There are some mitigations possible to narrow down the race window.
1) Don't process expired open calls, fail them. Won't help for network issues.
2) Don't ignore invalid RS state, kill it (YouAreDead exception) - but that will require fixing other network races where master kills RS, which would require adding state versioning to the protocol.
The fundamental fix though would require either
1) an unknown failure from open to ascertain the state of the region from the server. Again, this would probably require protocol changes to make sure we ascertain the region is not opened, and also that the already-failed-on-master open is NOT going to be processed if it's some queue or even in transit on the network (via a nonce-like mechanism)?

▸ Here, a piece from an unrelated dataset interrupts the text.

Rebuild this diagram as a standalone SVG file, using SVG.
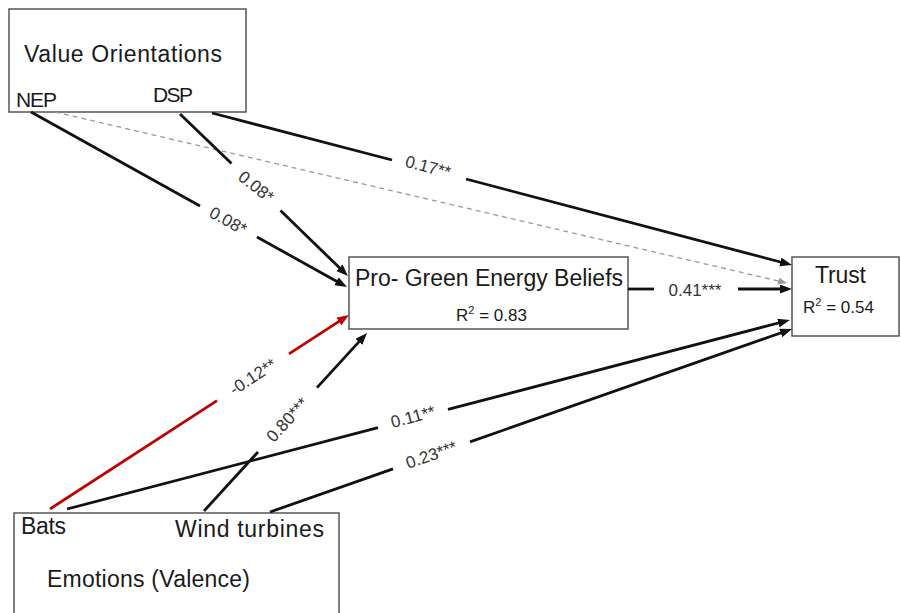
<svg xmlns="http://www.w3.org/2000/svg" width="901" height="613" viewBox="0 0 901 613">
<style>
.box{fill:#fff;stroke:#555;stroke-width:1.5}
.t{font-family:"Liberation Sans",Arial,sans-serif;fill:#1a1a1a}
.big{font-size:23px}
.sup{font-size:11px}
.lbl{font-family:"Liberation Sans",Arial,sans-serif;font-size:17px;fill:#333}
.e{stroke:#111;stroke-width:2.8;fill:none}
.red{stroke:#c00000;stroke-width:2.8;fill:none}
.dash{stroke:#999;stroke-width:1.3;stroke-dasharray:5 4;fill:none}
</style>
<defs>
<marker id="ah" markerUnits="userSpaceOnUse" markerWidth="13" markerHeight="10" refX="2" refY="4.5" orient="auto"><path d="M0,0 L12,4.5 L0,9 z" fill="#111"/></marker>
<marker id="ahr" markerUnits="userSpaceOnUse" markerWidth="13" markerHeight="10" refX="2" refY="4.5" orient="auto"><path d="M0,0 L12,4.5 L0,9 z" fill="#c00000"/></marker>
<marker id="ahg" markerUnits="userSpaceOnUse" markerWidth="10" markerHeight="8" refX="1" refY="3.5" orient="auto"><path d="M0,0 L9,3.5 L0,7 z" fill="#999"/></marker>
</defs>
<rect width="901" height="613" fill="#fff"/>

<g id="value-orientations">
<rect class="box" x="9" y="9" width="237" height="103"/>
<text class="t big" x="24" y="62" textLength="198">Value Orientations</text>
<text class="t" x="16" y="107" font-size="21" textLength="41">NEP</text>
<text class="t" x="153" y="102" font-size="21" textLength="40">DSP</text>
</g>

<g id="pro-green">
<rect class="box" x="349" y="257" width="279" height="72"/>
<text class="t big" x="355" y="286" textLength="268">Pro- Green Energy Beliefs</text>
<text class="t" x="456" y="321" font-size="17">R<tspan class="sup" dy="-7">2</tspan><tspan dy="7"> = 0.83</tspan></text>
</g>

<g id="trust">
<rect class="box" x="792" y="257" width="107" height="79"/>
<text class="t big" x="815" y="283" textLength="51">Trust</text>
<text class="t" x="803" y="313" font-size="17">R<tspan class="sup" dy="-7">2</tspan><tspan dy="7"> = 0.54</tspan></text>
</g>

<g id="emotions">
<rect class="box" x="14" y="513" width="325" height="110"/>
<text class="t big" x="21" y="534" textLength="45">Bats</text>
<text class="t big" x="175" y="537" textLength="149">Wind turbines</text>
<text class="t big" x="47" y="587" textLength="203">Emotions (Valence)</text>
</g>

<g id="connectors">
<line class="dash" x1="55" y1="112" x2="779.2" y2="281.2" marker-end="url(#ahg)"/>

<line class="e" x1="31" y1="112" x2="200" y2="206"/>
<line class="e" x1="257" y1="237" x2="338.25" y2="282.2" marker-end="url(#ah)"/>
<text class="lbl" x="228" y="221" text-anchor="middle" dominant-baseline="central" transform="rotate(29 228 221)">0.08*</text>

<line class="e" x1="180" y1="114" x2="231.5" y2="163.4"/>
<line class="e" x1="280.5" y1="210.6" x2="340.8" y2="269.1" marker-end="url(#ah)"/>
<text class="lbl" x="256" y="187" text-anchor="middle" dominant-baseline="central" transform="rotate(38 256 187)">0.08*</text>

<line class="e" x1="212" y1="113" x2="392" y2="160"/>
<line class="e" x1="466" y1="179" x2="782.3" y2="262.5" marker-end="url(#ah)"/>
<text class="lbl" x="428" y="167" text-anchor="middle" dominant-baseline="central" transform="rotate(14.7 428 167)">0.17**</text>

<line class="e" x1="628" y1="289" x2="654" y2="289"/>
<line class="e" x1="738" y1="289" x2="782" y2="289" marker-end="url(#ah)"/>
<text class="lbl" x="695" y="290" text-anchor="middle" dominant-baseline="central">0.41***</text>

<line class="red" x1="50" y1="509" x2="217" y2="400.6"/>
<line class="red" x1="289" y1="353.9" x2="340.6" y2="320.4" marker-end="url(#ahr)"/>
<text class="lbl" x="253" y="377" text-anchor="middle" dominant-baseline="central" transform="rotate(-33 253 377)">-0.12**</text>

<line class="e" x1="204" y1="511" x2="258" y2="452"/>
<line class="e" x1="317" y1="387.6" x2="360.25" y2="340.4" marker-end="url(#ah)"/>
<text class="lbl" x="287.5" y="420" text-anchor="middle" dominant-baseline="central" transform="rotate(-47.5 287.5 420)">0.80***</text>

<line class="e" x1="67" y1="509" x2="378" y2="427.7"/>
<line class="e" x1="448" y1="409.4" x2="780.3" y2="322.5" marker-end="url(#ah)"/>
<text class="lbl" x="413" y="417" text-anchor="middle" dominant-baseline="central" transform="rotate(-14.6 413 417)">0.11**</text>

<line class="e" x1="270" y1="512" x2="393" y2="468.9"/>
<line class="e" x1="470" y1="441.9" x2="782.6" y2="332.3" marker-end="url(#ah)"/>
<text class="lbl" x="431.5" y="455" text-anchor="middle" dominant-baseline="central" transform="rotate(-19.3 431.5 455)">0.23***</text>
</g>
</svg>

2) some form of a distributed lock per region, e.g. in ZK
3) some form of 2PC? but the participant list cannot be determined in a manner that's both scalable and guaranteed correct. Theoretically it could be all RSes.
The 2nd assignment
======= by Duo Zhang ======
The actual problem here is that, in IPCUtil.wrapException, we want to add the remote server address in the exception message so it will be easier for debugging, and there are several instanceof checks in it which is for keeping the original exception type, since upper layer may depend on the exception type for error recovery. But we do not check for CallTimeoutException in this method so it will be wrapped by an IOException, which makes the code in RSProcedureDispatcher broken, and causes the double assign.